Qualcomm announced the Snapdragon 8 Gen 3 chipset earlier this week, promising a big leap in performance and AI power — all available for the next generation of Android flagships. But how much more powerful is it? And more importantly, does it beat the iPhone 15 Pro? Official benchmarking scores have some good news on that front.
According to reports Qualcomm hasn’t allowed anyone at Snapdragon Summit in Hawaii to do their own benchmarking tests. However the official benchmarking scores have been revealed using a device called the “Qualcomm Reference Design” (QRD). In the past these reference devices have performed pretty close to benchmarking tests on commercial devices.
Snapdragon snapping at Apple's heels
The QRD has a 6.65-inch AMOLED display (2340 x 1080) that runs at up to 144Hz, comes with 16GB of LPDDR5 RAM, 512GB of UFS 4.0 storage, a 4,192 mAh battery pack and runs on Android 14.

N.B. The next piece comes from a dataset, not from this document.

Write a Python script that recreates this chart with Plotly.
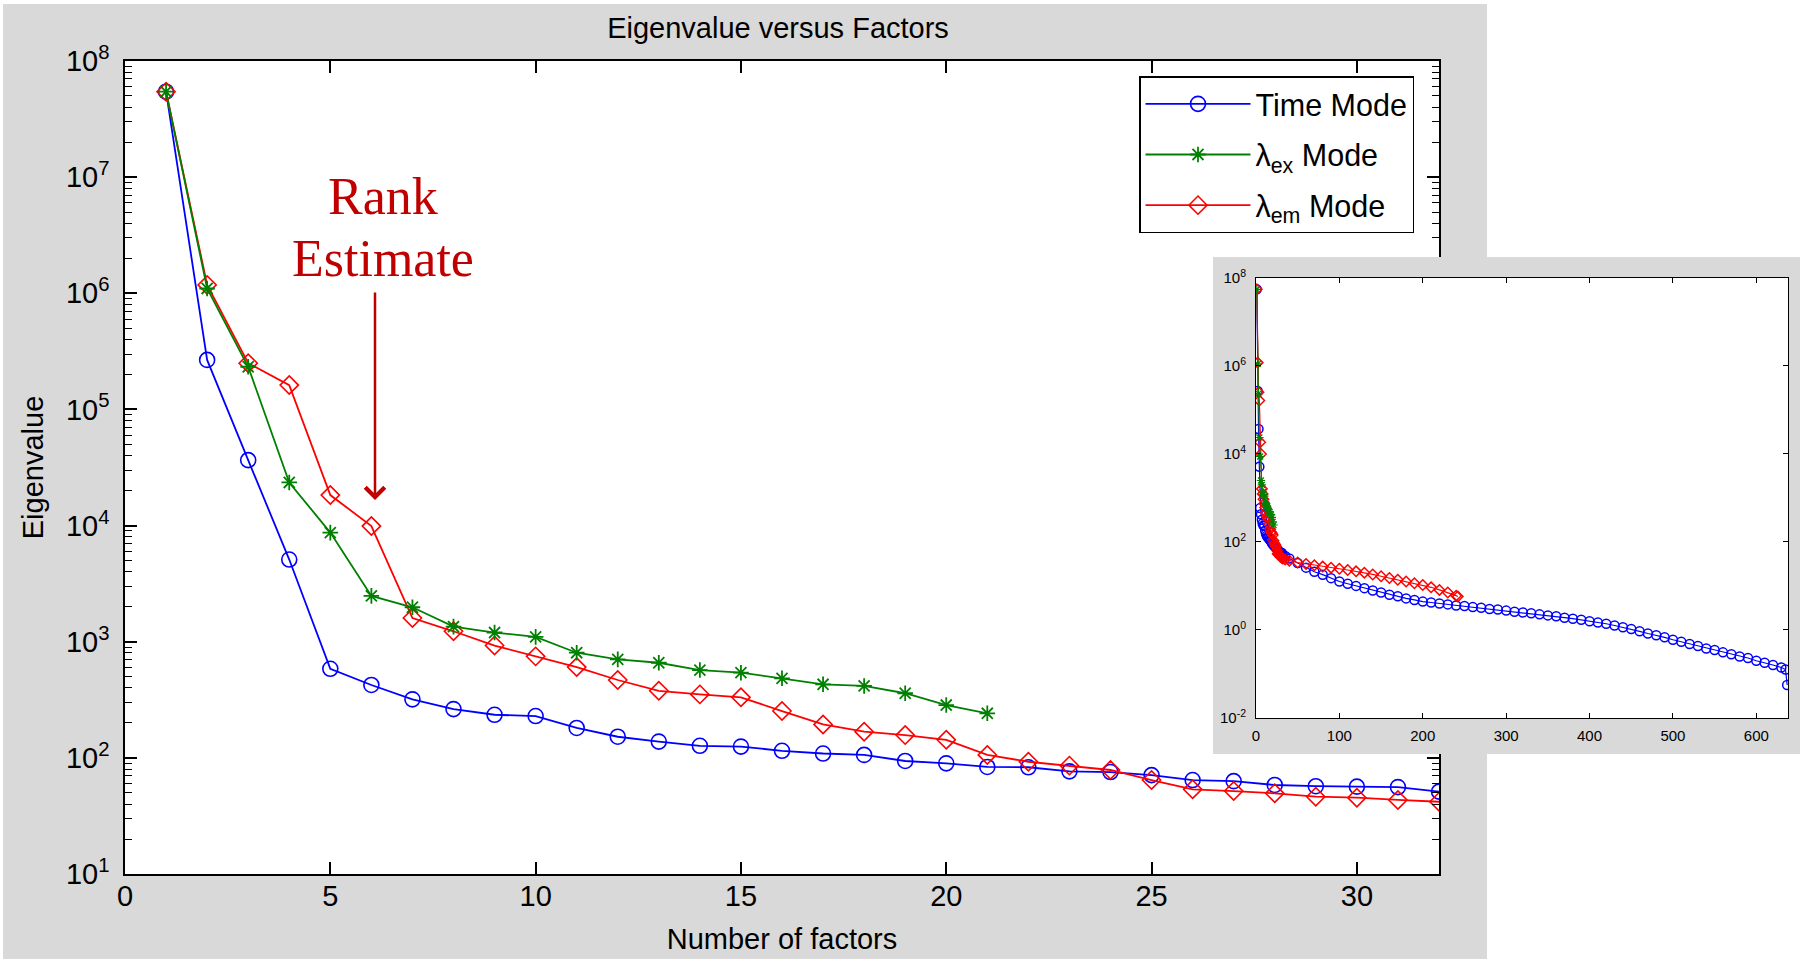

Single core scores on Geekbench 6.1 gave the Snapdragon 8 Gen 3 a single-core score of 2,329 and a multi-core score of 7,501 — which is very impressive. The Samsung Galaxy S23 Ultra, which has the overclocked Snapdragon 8 Gen 2 for Galaxy, previously achieved a 1,578 single-core score and a 5,081 multi-core score. Which is quite the leap.
Then there’s Apple’s A17 Pro, the first (and so far only) 3nm chipset available on a smartphone — whose design should offer a major performance advantage. In our testing single-core tests resulted in scores of 2,890 for the iPhone 15 Pro and 2,783 for the Pro Max. Multi-core testing saw both phones achieve respective scores of 7,194 and 6,945.
That means, on Qualcomm’s idealized device at least, the Snapdragon 8 Gen 3 falls behind the A17 Pro on single-core testing, but manages to exceed it in multi-core testing. As for Graphics, the QRD came out with a score of 19,114 on 3DMark Wild Life and 5,338 on 3D Mark Wild Life Extreme. The iPhone 15 Pro managed to get 15,747 and 3,623 in the same testing, closely followed by the Pro Max’s 15,339 and 3,481.
How all this performance will translate to performance in a real world device is unclear, but it does show Qualcomm has made some serious progress in catching up to Apple. We’re just going to have to wait until devices start being released with the Gen 3 chip and do our own testing for a more detailed look at the chip’s performance boost.
Needless to say, if these scores are indicative of what the standard Snapdragon 8 Gen 3 can accomplish, I’ll be very interested to see how much better the rumored Galaxy variant will perform. We should be seeing the Galaxy S24 series unveiled sometime around mid-January.